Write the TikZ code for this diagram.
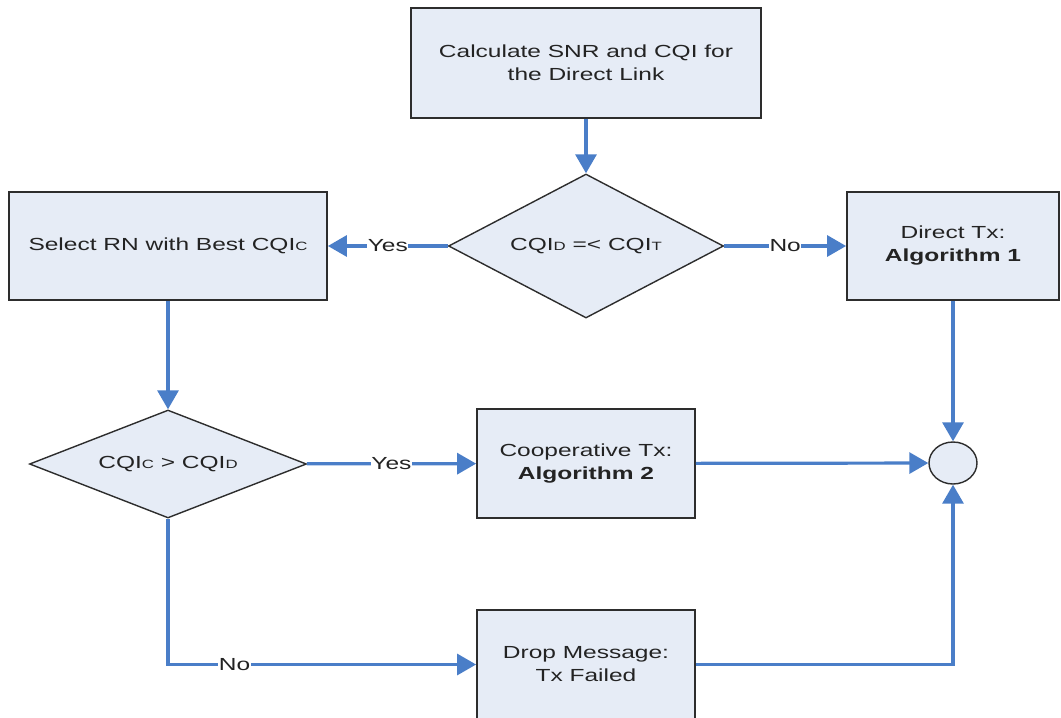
\documentclass[tikz,border=0pt]{standalone}
\usepackage{fontspec}
\setmainfont{Liberation Sans}
\usetikzlibrary{shapes.geometric,arrows.meta,shadows}

\definecolor{boxfill}{RGB}{230,236,246}
\definecolor{flowblue}{RGB}{74,126,200}
\definecolor{edge}{RGB}{45,45,45}
\definecolor{ink}{RGB}{35,35,35}

% horizontally widened text, as set in the chart
\newcommand\wide[1]{\scalebox{1.4}[1]{#1}}
\newcommand\sml[1]{{\fontsize{12}{12}\selectfont #1}}

\tikzset{
  procbox/.style={rectangle, draw=edge, line width=1.8pt, fill=boxfill,
    drop shadow={shadow xshift=1.4pt, shadow yshift=-1.4pt, fill=black!45, opacity=0.6},
    align=center, text=ink, inner sep=0pt},
  decide/.style={diamond, draw=edge, line width=1.4pt, fill=boxfill,
    align=center, text=ink, inner sep=0pt, aspect=2},
  joint/.style={ellipse, draw=edge, line width=1.4pt, fill=boxfill, inner sep=0pt},
  flow/.style={draw=flowblue, line width=3.2pt,
    -{Triangle[length=19pt,width=21pt]}},
  tag/.style={fill=white, text=ink, inner sep=0.5pt},
}

\begin{document}
\begin{tikzpicture}[x=1pt, y=-1pt, font=\fontsize{17.5}{23}\selectfont]
\useasboundingbox (0,0) rectangle (1061,718);

% process boxes
\node[procbox, minimum width=350, minimum height=110] (calc) at (586,63)
  {\wide{Calculate SNR and CQI for}\\\wide{the Direct Link}};
\node[procbox, minimum width=318, minimum height=108] (sel) at (168,246)
  {\wide{Select RN with Best CQI\sml{C}}};
\node[procbox, minimum width=212, minimum height=108] (direct) at (953,246)
  {\wide{Direct Tx:}\\\wide{\textbf{Algorithm 1}}};
\node[procbox, minimum width=218, minimum height=109] (coop) at (586,463.5)
  {\wide{Cooperative Tx:}\\\wide{\textbf{Algorithm 2}}};
\node[procbox, minimum width=218, minimum height=109] (drop) at (586,664.5)
  {\wide{Drop Message:}\\\wide{Tx Failed}};

% decisions
\node[decide, minimum width=275, minimum height=144] (d1) at (586,246)
  {\wide{CQI\sml{D} =< CQI\sml{T}}};
\node[decide, minimum width=277, minimum height=108] (d2) at (168,464)
  {\wide{CQI\sml{C} > CQI\sml{D}}};

% merge point
\node[joint, minimum width=48, minimum height=42] (join) at (953,463) {};

% connectors
\draw[flow] (calc) -- (d1);
\draw[flow] (d1) -- node[tag] {\wide{Yes}} (sel);
\draw[flow] (d1) -- node[tag] {\wide{No}} (direct);
\draw[flow] (sel) -- (d2);
\draw[flow] (d2) -- node[tag] {\wide{Yes}} (coop);
\draw[flow] (d2.south) |- node[tag, pos=0.608] {\wide{No}} (drop.west);
\draw[flow] (coop) -- (join);
\draw[flow] (direct) -- (join);
\draw[flow] (drop.east) -| (join.south);
\end{tikzpicture}
\end{document}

* * * *

• **Request**
Repeat only what lies between the start of the data and the end of the line containing "minimum width=48, minimum", exactly, with pictures left out.

• **Result for this exercise**
Write the TikZ code for this diagram.
\documentclass[tikz,border=0pt]{standalone}
\usepackage{fontspec}
\setmainfont{Liberation Sans}
\usetikzlibrary{shapes.geometric,arrows.meta,shadows}

\definecolor{boxfill}{RGB}{230,236,246}
\definecolor{flowblue}{RGB}{74,126,200}
\definecolor{edge}{RGB}{45,45,45}
\definecolor{ink}{RGB}{35,35,35}

% horizontally widened text, as set in the chart
\newcommand\wide[1]{\scalebox{1.4}[1]{#1}}
\newcommand\sml[1]{{\fontsize{12}{12}\selectfont #1}}

\tikzset{
  procbox/.style={rectangle, draw=edge, line width=1.8pt, fill=boxfill,
    drop shadow={shadow xshift=1.4pt, shadow yshift=-1.4pt, fill=black!45, opacity=0.6},
    align=center, text=ink, inner sep=0pt},
  decide/.style={diamond, draw=edge, line width=1.4pt, fill=boxfill,
    align=center, text=ink, inner sep=0pt, aspect=2},
  joint/.style={ellipse, draw=edge, line width=1.4pt, fill=boxfill, inner sep=0pt},
  flow/.style={draw=flowblue, line width=3.2pt,
    -{Triangle[length=19pt,width=21pt]}},
  tag/.style={fill=white, text=ink, inner sep=0.5pt},
}

\begin{document}
\begin{tikzpicture}[x=1pt, y=-1pt, font=\fontsize{17.5}{23}\selectfont]
\useasboundingbox (0,0) rectangle (1061,718);

% process boxes
\node[procbox, minimum width=350, minimum height=110] (calc) at (586,63)
  {\wide{Calculate SNR and CQI for}\\\wide{the Direct Link}};
\node[procbox, minimum width=318, minimum height=108] (sel) at (168,246)
  {\wide{Select RN with Best CQI\sml{C}}};
\node[procbox, minimum width=212, minimum height=108] (direct) at (953,246)
  {\wide{Direct Tx:}\\\wide{\textbf{Algorithm 1}}};
\node[procbox, minimum width=218, minimum height=109] (coop) at (586,463.5)
  {\wide{Cooperative Tx:}\\\wide{\textbf{Algorithm 2}}};
\node[procbox, minimum width=218, minimum height=109] (drop) at (586,664.5)
  {\wide{Drop Message:}\\\wide{Tx Failed}};

% decisions
\node[decide, minimum width=275, minimum height=144] (d1) at (586,246)
  {\wide{CQI\sml{D} =< CQI\sml{T}}};
\node[decide, minimum width=277, minimum height=108] (d2) at (168,464)
  {\wide{CQI\sml{C} > CQI\sml{D}}};

% merge point
\node[joint, minimum width=48, minimum height=42] (join) at (953,463) {};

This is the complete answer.